Chris Rock’s comedic influences include people like Redd Foxx, George Carlin and Richard Pryor and he often felt like the modern-day version of those guys, touching on subjects that we all think about but never say out loud. His personal experiences often shape his comedy and many of the race-themed topics he discusses that are seen as shocking by many are things that rappers like NWA and Public Enemy were already discussing in their albums, so Rock was basically bringing the hood to mainstream comedy the same way rappers were bringing the hood to mainstream music.

Rock has described his own performance style as a cross between a rapper and a preacher. He often paces around the stage in an energetic but modulated fashion as if he’s waiting to hit you with hard facts while delivering thunderous proclamations in his loud and deep southern accent.

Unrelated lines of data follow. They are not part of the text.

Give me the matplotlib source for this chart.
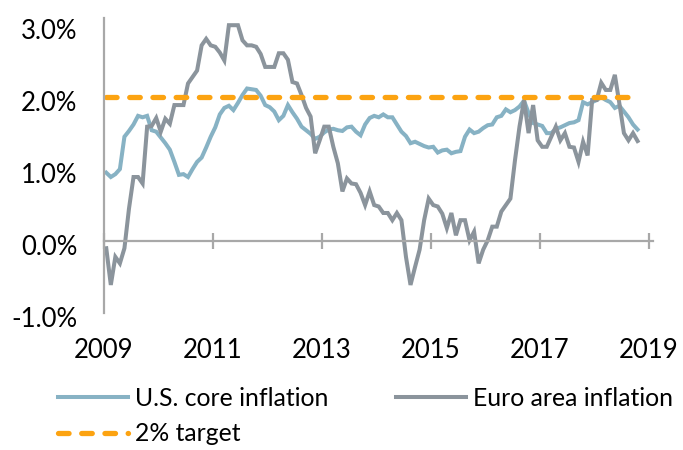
import numpy as np
import pandas as pd
import matplotlib
matplotlib.use("Agg")
import matplotlib.pyplot as plt
from matplotlib.transforms import ScaledTranslation

# ----- datos (inflación interanual, %) -----
meses = pd.date_range("2009-06-01", periods=118, freq="MS")

us_core = [0.95, 0.89, 0.93, 1.00, 1.45, 1.53, 1.62, 1.74, 1.72, 1.74,
           1.54, 1.52, 1.44, 1.36, 1.27, 1.10, 0.92, 0.93, 0.89, 1.00,
           1.10, 1.16, 1.30, 1.45, 1.58, 1.76, 1.85, 1.88, 1.82, 1.92,
           2.03, 2.12, 2.11, 2.10, 2.02, 1.89, 1.86, 1.80, 1.68, 1.74,
           1.89, 1.79, 1.70, 1.59, 1.54, 1.49, 1.42, 1.45, 1.51, 1.55,
           1.56, 1.54, 1.53, 1.58, 1.59, 1.52, 1.47, 1.62, 1.71, 1.74,
           1.72, 1.76, 1.72, 1.72, 1.62, 1.52, 1.46, 1.36, 1.38, 1.35,
           1.32, 1.30, 1.31, 1.23, 1.26, 1.27, 1.22, 1.24, 1.25, 1.45,
           1.55, 1.50, 1.52, 1.57, 1.61, 1.62, 1.72, 1.74, 1.83, 1.79,
           1.82, 1.87, 1.95, 1.78, 1.64, 1.62, 1.60, 1.50, 1.50, 1.56,
           1.58, 1.61, 1.64, 1.65, 1.68, 1.93, 1.90, 1.93, 1.96, 2.00,
           1.96, 1.93, 1.85, 1.88, 1.80, 1.72, 1.62, 1.55]

euro = [-0.10, -0.61, -0.22, -0.31, -0.10, 0.45, 0.89, 0.89, 0.80, 1.59,
        1.60, 1.71, 1.52, 1.70, 1.63, 1.89, 1.89, 1.89, 2.19, 2.28,
        2.37, 2.72, 2.81, 2.72, 2.70, 2.62, 2.51, 3.00, 3.00, 3.00,
        2.79, 2.72, 2.72, 2.70, 2.60, 2.42, 2.42, 2.42, 2.61, 2.61,
        2.52, 2.21, 2.19, 2.03, 1.85, 1.73, 1.22, 1.40, 1.59, 1.59,
        1.31, 1.08, 0.69, 0.87, 0.80, 0.79, 0.67, 0.50, 0.69, 0.50,
        0.48, 0.39, 0.39, 0.29, 0.39, 0.29, -0.22, -0.61, -0.36, -0.12,
        0.29, 0.59, 0.50, 0.48, 0.38, 0.18, 0.39, 0.08, 0.29, 0.29,
        0.01, 0.13, -0.31, -0.12, 0.01, 0.20, 0.20, 0.41, 0.50, 0.59,
        1.12, 1.59, 1.96, 1.50, 1.89, 1.40, 1.31, 1.31, 1.45, 1.59,
        1.40, 1.50, 1.31, 1.30, 1.10, 1.38, 1.19, 1.96, 1.96, 2.20,
        2.10, 2.10, 2.31, 1.91, 1.50, 1.40, 1.50, 1.39]

meta = 2.0
etiquetas_anio = ["2009", "2011", "2013", "2015", "2017", "2019"]
ticks_y = [-1.0, 0.0, 1.0, 2.0, 3.0]

# ----- estilo -----
plt.rcParams["font.family"] = ["Lato", "DejaVu Sans"]
col_us = "#87B2C4"
col_euro = "#8B949C"
col_meta = "#FCA311"
col_eje = "#A8A8A8"
fs = 18.5
fs_ley = 17.8

fig = plt.figure(figsize=(6.83, 4.5), dpi=100)
ax = fig.add_axes([104 / 683, 1 - 313 / 450, 549 / 683, 295 / 450])

x = np.arange(len(meses))
l_us, = ax.plot(x, us_core, color=col_us, lw=2.9, solid_joinstyle="miter",
                label="U.S. core inflation")
l_eu, = ax.plot(x, euro, color=col_euro, lw=2.9, solid_joinstyle="miter",
                label="Euro area inflation")
l_mt, = ax.plot(x, [meta] * len(x), color=col_meta, lw=3.8,
                dashes=(2.0, 2.4), dash_capstyle="round", label="2% target")

ax.set_xlim(-0.5, 120.4)
ax.set_ylim(-1.0, 3.1)

for s in ["top", "right"]:
    ax.spines[s].set_visible(False)
ax.spines["left"].set_color(col_eje)
ax.spines["left"].set_linewidth(1.6)
ax.spines["bottom"].set_position(("data", 0))
ax.spines["bottom"].set_color(col_eje)
ax.spines["bottom"].set_linewidth(1.6)

pos_ticks = [-0.5 + 24 * k for k in range(len(etiquetas_anio))]
ax.set_xticks(pos_ticks)
ax.set_xticklabels([])
ax.tick_params(axis="x", direction="inout", length=12, width=1.6, color=col_eje)
for p, lab in zip(pos_ticks, etiquetas_anio):
    ax.text(p, -1.35, lab, ha="center", va="top", fontsize=fs, clip_on=False)

ax.set_yticks(ticks_y)
ax.set_yticklabels([f"{v:.1f}%" for v in ticks_y], fontsize=fs)
ax.tick_params(axis="y", length=0, pad=19)
for lab in ax.get_yticklabels():
    lab.set_transform(lab.get_transform() + ScaledTranslation(0, -3 / 72, fig.dpi_scale_trans))

fig.legend([l_us, l_mt, l_eu], ["U.S. core inflation", "2% target", "Euro area inflation"],
           ncol=2, loc="upper left", bbox_to_anchor=(58 / 683, 1 - 387 / 450),
           frameon=False, fontsize=fs_ley, handlelength=2.83, handletextpad=0.28,
           columnspacing=2.75, labelspacing=0.5, borderpad=0, borderaxespad=0)

fig.savefig("out.png", dpi=100)
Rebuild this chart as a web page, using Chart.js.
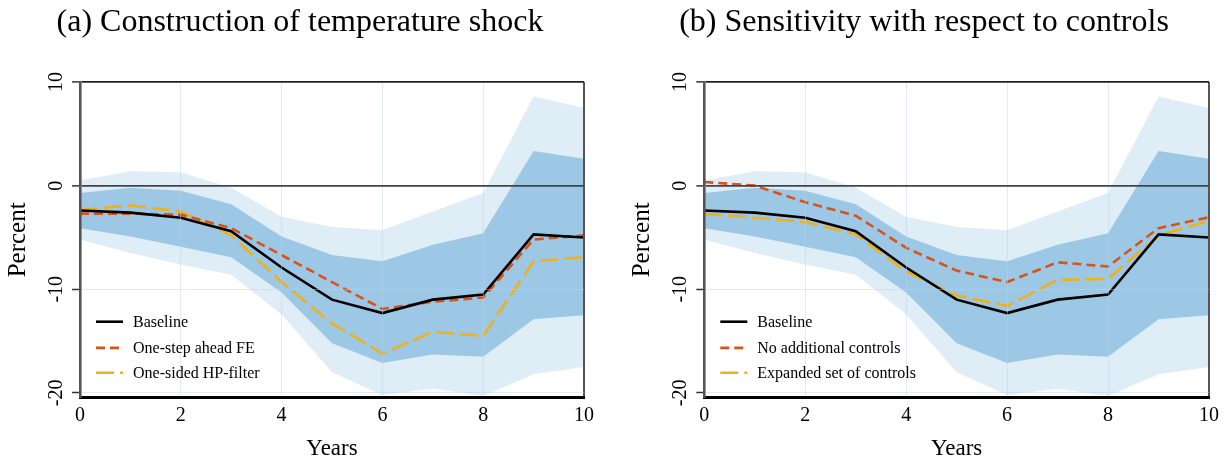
<!DOCTYPE html>
<html><head><meta charset="utf-8">
<script src="https://cdn.jsdelivr.net/npm/chart.js@4.4.1/dist/chart.umd.min.js"></script>
<style>
html,body{margin:0;padding:0;background:#fff;}
#wrap{position:relative;width:1225px;height:465px;overflow:hidden;background:#fff;}
.box{position:absolute;top:0;height:465px;}
#boxA{left:0;width:600px;}
#boxB{left:624px;width:601px;}
</style></head><body>
<div id="wrap">
  <div class="box" id="boxA"><canvas id="cA"></canvas></div>
  <div class="box" id="boxB"><canvas id="cB"></canvas></div>
</div>
<script>
// ---- data ----
const years = [0, 1, 2, 3, 4, 5, 6, 7, 8, 9, 10];
const yTickValues = [-20, -10, 0, 10];
const baseline   = [-2.4, -2.6, -3.1, -4.4, -7.9, -11.0, -12.3, -11.0, -10.5, -4.7, -5.0];
const outerUpper = [0.5, 1.4, 1.3, -0.2, -3.0, -4.0, -4.3, -2.5, -0.7, 8.6, 7.5];
const innerUpper = [-0.7, -0.2, -0.5, -1.8, -4.9, -6.7, -7.3, -5.7, -4.6, 3.35, 2.6];
const innerLower = [-4.1, -4.9, -5.9, -6.9, -10.3, -15.2, -17.1, -16.3, -16.5, -12.9, -12.5];
const outerLower = [-5.2, -6.5, -7.6, -8.6, -12.4, -18.0, -20.2, -19.6, -20.3, -18.2, -17.5];
const oneStepFE  = [-2.7, -2.7, -2.8, -4.1, -6.7, -9.3, -11.9, -11.2, -10.8, -5.2, -4.8];
const hpFilter   = [-2.35, -1.9, -2.5, -4.8, -9.3, -13.3, -16.2, -14.1, -14.5, -7.3, -6.9];
const noControls = [0.35, 0.0, -1.6, -2.9, -6.0, -8.2, -9.3, -7.4, -7.8, -4.1, -3.05];
const expandedControls = [-2.7, -3.1, -3.5, -4.7, -8.3, -10.6, -11.6, -9.1, -9.0, -4.8, -3.4];

const titleA = '(a) Construction of temperature shock';
const titleB = '(b) Sensitivity with respect to controls';
const labelsA = ['Baseline', 'One-step ahead FE', 'One-sided HP-filter'];
const labelsB = ['Baseline', 'No additional controls', 'Expanded set of controls'];

// ---- styling ----
const FONT = "'Liberation Serif', 'Times New Roman', serif";
const RED = '#D95319', YEL = '#EDB120', BLK = '#000000';
const INNER = '#9DC8E5', OUTER = '#DFEDF7';
const FAINT = 'rgba(185,212,226,0.45)';

const pts = arr => years.map((x, i) => ({x, y: arr[i]}));

const decor = {
  id: 'decor',
  afterDraw(chart) {
    const ctx = chart.ctx, ys = chart.scales.y, a = chart.chartArea;
    ctx.save();
    // rotated y tick labels
    ctx.fillStyle = '#000';
    ctx.font = '20px ' + FONT;
    ctx.textAlign = 'center';
    ctx.textBaseline = 'alphabetic';
    ys.ticks.forEach(t => {
      const py = ys.getPixelForValue(t.value);
      ctx.save();
      ctx.translate(a.left - 18, py);
      ctx.rotate(-Math.PI / 2);
      ctx.fillText(t.label, 0, 0);
      ctx.restore();
    });
    // legend inside plot (bottom-left)
    const rowsFromBottom = [76, 49.8, 25];
    ctx.font = '16px ' + FONT;
    ctx.textAlign = 'left';
    ctx.textBaseline = 'middle';
    for (let i = 0; i < 3; i++) {
      const ds = chart.data.datasets[i];
      const y = a.bottom - rowsFromBottom[i];
      ctx.beginPath();
      ctx.setLineDash(ds.borderDash || []);
      ctx.lineDashOffset = 0;
      ctx.strokeStyle = ds.borderColor;
      ctx.lineWidth = ds.borderWidth;
      ctx.moveTo(a.left + 16, y);
      ctx.lineTo(a.left + 43, y);
      ctx.stroke();
      ctx.setLineDash([]);
      ctx.fillStyle = '#000';
      ctx.fillText(ds.label, a.left + 53, y + 1);
    }
    ctx.restore();
  }
};

function makeChart(canvasId, title, s2, s3, labels, leftPad, rightPad, yWidth) {
  return new Chart(document.getElementById(canvasId), {
    type: 'line',
    data: {
      datasets: [
        {label: labels[0], data: pts(baseline), borderColor: BLK, borderWidth: 2.6, pointRadius: 0, tension: 0, fill: false},
        {label: labels[1], data: pts(s2), borderColor: RED, borderWidth: 2.6, borderDash: [9, 5], pointRadius: 0, tension: 0, fill: false},
        {label: labels[2], data: pts(s3), borderColor: YEL, borderWidth: 2.6, borderDash: [18, 6], pointRadius: 0, tension: 0, fill: false},
        {label: 'inner upper', data: pts(innerUpper), borderColor: 'rgba(0,0,0,0)', borderWidth: 0, backgroundColor: INNER, fill: '+1', pointRadius: 0, tension: 0},
        {label: 'inner lower', data: pts(innerLower), borderColor: 'rgba(0,0,0,0)', borderWidth: 0, fill: false, pointRadius: 0, tension: 0},
        {label: 'outer upper', data: pts(outerUpper), borderColor: 'rgba(0,0,0,0)', borderWidth: 0, backgroundColor: OUTER, fill: '+1', pointRadius: 0, tension: 0},
        {label: 'outer lower', data: pts(outerLower), borderColor: 'rgba(0,0,0,0)', borderWidth: 0, fill: false, pointRadius: 0, tension: 0}
      ]
    },
    options: {
      responsive: true,
      maintainAspectRatio: false,
      animation: false,
      events: [],
      layout: {padding: {left: leftPad, right: rightPad, top: 0, bottom: 0}},
      plugins: {
        legend: {display: false},
        tooltip: {enabled: false},
        title: {
          display: true, text: title, color: '#000',
          font: {family: FONT, size: 32, weight: 'normal'},
          padding: {top: 3.5, bottom: 40.1}
        }
      },
      scales: {
        x: {
          type: 'linear', min: 0, max: 10,
          ticks: {stepSize: 2, color: '#000', font: {family: FONT, size: 20}, padding: 6, maxRotation: 0},
          grid: {
            z: 1,
            drawTicks: false,
            color: c => c.tick.value === 0 ? 'rgba(0,0,0,0)' : (c.tick.value === 10 ? '#555' : FAINT),
            lineWidth: c => c.tick.value === 10 ? 2 : 1
          },
          border: {color: '#000', width: 3, z: 2},
          title: {display: true, text: 'Years', color: '#000', font: {family: FONT, size: 23}, padding: {top: 0, bottom: 2}},
          afterFit: s => { s.height = 67.3; }
        },
        y: {
          type: 'linear', min: -20.46, max: 10,
          afterBuildTicks: s => { s.ticks = yTickValues.map(v => ({value: v})); },
          ticks: {display: false},
          grid: {
            z: 1,
            drawTicks: true, tickLength: 8, tickColor: '#333', tickWidth: 1.5,
            color: c => c.tick.value === 10 ? '#222' : (c.tick.value === 0 ? '#444' : FAINT),
            lineWidth: c => (c.tick.value === 10 || c.tick.value === 0) ? 1.8 : 1
          },
          border: {color: '#555', width: 2.6, z: 2},
          title: {display: true, text: 'Percent', color: '#000', font: {family: FONT, size: 25}, padding: {top: 3 - leftPad, bottom: 0}},
          afterFit: s => { s.width = yWidth; }
        }
      }
    },
    plugins: [decor]
  });
}

makeChart('cA', titleA, oneStepFE, hpFilter, labelsA, 12.5, 12.5, 67.5);
makeChart('cB', titleB, noControls, expandedControls, labelsB, 13, 14, 67.3);
</script>
</body></html>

I still remember the first stand-up special of Rock’s that I watched from beginning to end was Kill the Messenger which I rented on DVD. It made my jaw drop and I was forever a Chris Rock fan from that point forward. The words coming out of his mouth were things I didn’t even know people were allowed to say.

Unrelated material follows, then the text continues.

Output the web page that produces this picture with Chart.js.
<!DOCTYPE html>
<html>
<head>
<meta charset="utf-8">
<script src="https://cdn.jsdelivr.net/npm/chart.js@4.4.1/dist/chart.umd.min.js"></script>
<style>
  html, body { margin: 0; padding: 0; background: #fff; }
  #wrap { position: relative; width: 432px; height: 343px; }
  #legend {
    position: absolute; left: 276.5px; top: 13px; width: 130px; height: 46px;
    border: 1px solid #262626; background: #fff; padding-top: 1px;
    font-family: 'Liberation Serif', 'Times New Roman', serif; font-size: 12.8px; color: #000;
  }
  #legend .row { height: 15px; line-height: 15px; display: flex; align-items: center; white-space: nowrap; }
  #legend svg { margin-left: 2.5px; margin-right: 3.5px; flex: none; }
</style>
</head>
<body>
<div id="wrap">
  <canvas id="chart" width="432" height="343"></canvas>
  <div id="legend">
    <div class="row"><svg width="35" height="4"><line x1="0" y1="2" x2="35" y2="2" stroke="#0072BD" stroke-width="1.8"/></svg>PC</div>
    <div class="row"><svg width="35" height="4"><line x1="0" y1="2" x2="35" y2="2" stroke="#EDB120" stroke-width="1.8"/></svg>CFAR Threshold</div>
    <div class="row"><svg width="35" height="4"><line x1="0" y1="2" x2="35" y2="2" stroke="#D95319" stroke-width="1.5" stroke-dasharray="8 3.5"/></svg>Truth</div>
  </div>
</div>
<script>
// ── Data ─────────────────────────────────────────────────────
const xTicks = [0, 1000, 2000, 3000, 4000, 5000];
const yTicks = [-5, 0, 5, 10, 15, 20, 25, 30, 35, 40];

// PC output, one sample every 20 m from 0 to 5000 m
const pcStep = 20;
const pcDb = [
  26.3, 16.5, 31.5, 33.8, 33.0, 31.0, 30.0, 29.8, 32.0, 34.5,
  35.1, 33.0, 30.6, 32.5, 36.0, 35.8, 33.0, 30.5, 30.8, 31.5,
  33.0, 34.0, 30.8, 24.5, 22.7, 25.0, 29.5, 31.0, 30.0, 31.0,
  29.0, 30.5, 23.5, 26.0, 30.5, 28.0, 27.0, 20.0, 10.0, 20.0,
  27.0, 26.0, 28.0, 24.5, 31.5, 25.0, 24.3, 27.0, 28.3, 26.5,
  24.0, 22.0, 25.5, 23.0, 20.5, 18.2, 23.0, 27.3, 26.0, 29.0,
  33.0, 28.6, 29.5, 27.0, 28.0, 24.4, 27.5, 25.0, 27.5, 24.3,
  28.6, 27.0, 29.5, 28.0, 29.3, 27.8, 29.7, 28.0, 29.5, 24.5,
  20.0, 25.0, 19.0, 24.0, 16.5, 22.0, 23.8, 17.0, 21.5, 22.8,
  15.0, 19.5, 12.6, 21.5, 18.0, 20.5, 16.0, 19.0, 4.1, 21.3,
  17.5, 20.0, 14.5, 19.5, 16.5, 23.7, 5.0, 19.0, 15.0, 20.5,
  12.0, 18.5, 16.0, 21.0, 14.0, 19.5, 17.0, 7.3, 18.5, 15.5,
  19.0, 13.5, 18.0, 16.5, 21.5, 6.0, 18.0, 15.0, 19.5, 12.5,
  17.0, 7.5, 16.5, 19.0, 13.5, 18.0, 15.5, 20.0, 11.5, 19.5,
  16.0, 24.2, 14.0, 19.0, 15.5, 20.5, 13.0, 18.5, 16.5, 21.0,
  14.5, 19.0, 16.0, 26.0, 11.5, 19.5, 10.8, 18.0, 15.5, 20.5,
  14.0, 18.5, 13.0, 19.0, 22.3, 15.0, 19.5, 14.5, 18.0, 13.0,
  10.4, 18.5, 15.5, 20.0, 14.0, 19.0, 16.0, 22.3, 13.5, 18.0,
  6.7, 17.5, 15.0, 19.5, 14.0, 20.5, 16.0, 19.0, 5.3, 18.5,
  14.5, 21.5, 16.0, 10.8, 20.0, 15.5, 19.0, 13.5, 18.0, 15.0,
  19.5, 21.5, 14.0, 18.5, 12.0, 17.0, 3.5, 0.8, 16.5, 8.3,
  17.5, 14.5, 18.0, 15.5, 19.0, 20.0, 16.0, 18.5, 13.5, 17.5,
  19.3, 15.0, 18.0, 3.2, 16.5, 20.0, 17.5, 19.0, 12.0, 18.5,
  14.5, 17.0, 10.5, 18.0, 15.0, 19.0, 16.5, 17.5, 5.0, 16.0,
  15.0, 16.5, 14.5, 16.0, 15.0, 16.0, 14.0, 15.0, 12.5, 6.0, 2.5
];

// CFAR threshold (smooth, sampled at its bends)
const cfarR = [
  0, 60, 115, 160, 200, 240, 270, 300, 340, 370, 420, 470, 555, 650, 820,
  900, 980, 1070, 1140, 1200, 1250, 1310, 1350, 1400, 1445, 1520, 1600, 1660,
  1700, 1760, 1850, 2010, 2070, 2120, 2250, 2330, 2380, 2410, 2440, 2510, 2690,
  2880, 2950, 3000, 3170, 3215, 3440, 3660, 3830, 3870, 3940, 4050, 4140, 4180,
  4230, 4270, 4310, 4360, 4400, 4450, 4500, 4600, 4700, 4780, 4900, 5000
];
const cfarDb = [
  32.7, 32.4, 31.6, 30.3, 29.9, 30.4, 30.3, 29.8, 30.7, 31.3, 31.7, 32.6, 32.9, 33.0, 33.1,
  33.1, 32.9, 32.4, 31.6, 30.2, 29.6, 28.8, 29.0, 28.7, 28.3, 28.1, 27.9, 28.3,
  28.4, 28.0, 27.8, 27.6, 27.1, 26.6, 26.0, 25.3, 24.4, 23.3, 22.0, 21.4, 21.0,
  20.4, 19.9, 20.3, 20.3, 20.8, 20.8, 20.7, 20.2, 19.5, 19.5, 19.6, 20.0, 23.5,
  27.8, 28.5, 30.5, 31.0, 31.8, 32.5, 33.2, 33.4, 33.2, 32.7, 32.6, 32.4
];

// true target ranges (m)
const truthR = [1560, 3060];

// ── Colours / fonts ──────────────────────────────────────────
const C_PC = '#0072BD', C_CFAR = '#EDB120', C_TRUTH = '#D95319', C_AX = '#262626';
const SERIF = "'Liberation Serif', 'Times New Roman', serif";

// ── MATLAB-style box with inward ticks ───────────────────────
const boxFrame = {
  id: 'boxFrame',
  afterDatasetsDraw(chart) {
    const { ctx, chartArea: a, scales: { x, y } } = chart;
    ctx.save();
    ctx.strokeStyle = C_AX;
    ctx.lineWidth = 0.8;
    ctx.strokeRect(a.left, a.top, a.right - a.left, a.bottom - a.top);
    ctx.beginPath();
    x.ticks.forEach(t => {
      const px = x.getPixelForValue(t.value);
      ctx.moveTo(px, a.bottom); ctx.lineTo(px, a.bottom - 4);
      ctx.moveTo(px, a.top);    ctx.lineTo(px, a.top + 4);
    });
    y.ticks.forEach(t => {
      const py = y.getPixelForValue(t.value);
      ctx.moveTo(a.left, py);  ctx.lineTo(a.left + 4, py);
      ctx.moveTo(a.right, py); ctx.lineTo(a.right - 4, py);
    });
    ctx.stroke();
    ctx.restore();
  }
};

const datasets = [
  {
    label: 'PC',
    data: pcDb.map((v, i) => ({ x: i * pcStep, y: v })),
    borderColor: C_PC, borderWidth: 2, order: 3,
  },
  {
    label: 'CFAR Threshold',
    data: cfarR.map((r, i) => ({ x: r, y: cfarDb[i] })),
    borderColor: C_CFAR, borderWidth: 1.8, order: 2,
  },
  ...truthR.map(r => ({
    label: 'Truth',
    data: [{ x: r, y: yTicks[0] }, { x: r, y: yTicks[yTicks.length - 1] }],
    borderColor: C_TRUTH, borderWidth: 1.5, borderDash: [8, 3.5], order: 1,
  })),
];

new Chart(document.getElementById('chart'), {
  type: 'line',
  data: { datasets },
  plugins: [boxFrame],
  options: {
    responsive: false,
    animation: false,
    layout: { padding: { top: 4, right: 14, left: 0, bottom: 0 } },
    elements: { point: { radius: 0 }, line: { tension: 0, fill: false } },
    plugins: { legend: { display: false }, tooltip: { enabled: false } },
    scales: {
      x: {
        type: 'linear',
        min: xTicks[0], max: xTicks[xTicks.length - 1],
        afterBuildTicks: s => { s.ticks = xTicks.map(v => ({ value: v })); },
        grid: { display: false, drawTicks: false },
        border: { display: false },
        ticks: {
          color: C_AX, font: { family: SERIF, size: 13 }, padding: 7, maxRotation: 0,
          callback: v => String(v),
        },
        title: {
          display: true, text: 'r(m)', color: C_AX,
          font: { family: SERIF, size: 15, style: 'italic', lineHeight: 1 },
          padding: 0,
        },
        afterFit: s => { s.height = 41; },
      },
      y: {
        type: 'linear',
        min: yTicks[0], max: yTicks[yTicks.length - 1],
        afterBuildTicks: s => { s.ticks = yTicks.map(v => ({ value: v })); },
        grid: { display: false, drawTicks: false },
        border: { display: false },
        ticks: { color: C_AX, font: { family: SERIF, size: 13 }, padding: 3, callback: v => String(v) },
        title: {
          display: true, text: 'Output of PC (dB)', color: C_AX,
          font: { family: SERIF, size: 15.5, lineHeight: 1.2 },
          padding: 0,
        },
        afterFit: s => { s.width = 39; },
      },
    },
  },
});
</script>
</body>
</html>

While some people who call Chris Rock’s brand of comedy “shock humor” may accuse me of having bad taste when I say he is one of my favorite comedians, there is nothing I dislike more in stand-up comedy than comedians who only tell jokes for shock value. The only thing I care about is if you are funny, and if you can make me think while I’m laughing the way people like Jerry Seinfeld, Dave Chappelle and Chris Rock can, I will like you even more, because my favorite thing about comedians is that they are the only celebrities who don’t care about offending people in the name of telling the truth.

In fact, the truth has always been the key to Rock’s success. My favorite joke he told in the Netflix special Tamborine is that police officers should shoot more white people to make people stop thinking they are racist, which is the perfect example of how Rock can shine a spotlight on a serious issue while using humor to point out the absurdity of it.